Templates were developed to collect all of the necessary price and quantity data required for the development of enterprise budgets. The production technologies most appropriate for development have been selected. We are currently completing the data collection phase of this project. With all the data in hand, we will then enter the price and quantity data means into the spreadsheet templates to generate the enterprise budgets. From the enterprise budgets, we will then prepare the pro forma balance sheets, income statements, and cash flow budgets required to have a complete business plan example for prospective farmers, lenders, and policy-makers.

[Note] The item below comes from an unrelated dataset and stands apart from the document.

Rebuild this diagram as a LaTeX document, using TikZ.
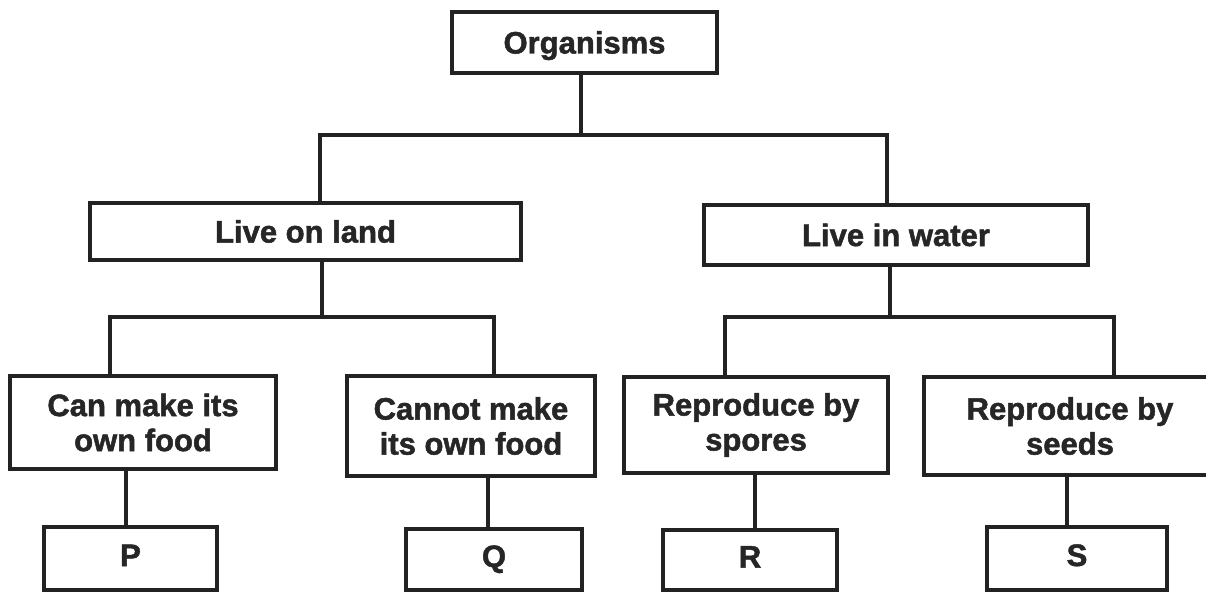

This project is underway as described in the abstract for 10MEAR3, Regional Enterprise Budget and Business Plan Development. Once the enterprise budgets have been compiled, we will complete the risk analysis. The risk analysis will be conducted as a stochastic simulation in which ranges of values of random variables such as yield and price may be defined by probability distributions instead of the sample averages used in standard enterprise budgets. Monte Carlo simulation techniques will be used to generate values for individual cost and quantity items based on the probability distributions. Results presented will include the entire range of possible outcomes for parameters such as gross receipts, total costs, and net returns, as well as their associated probabilities.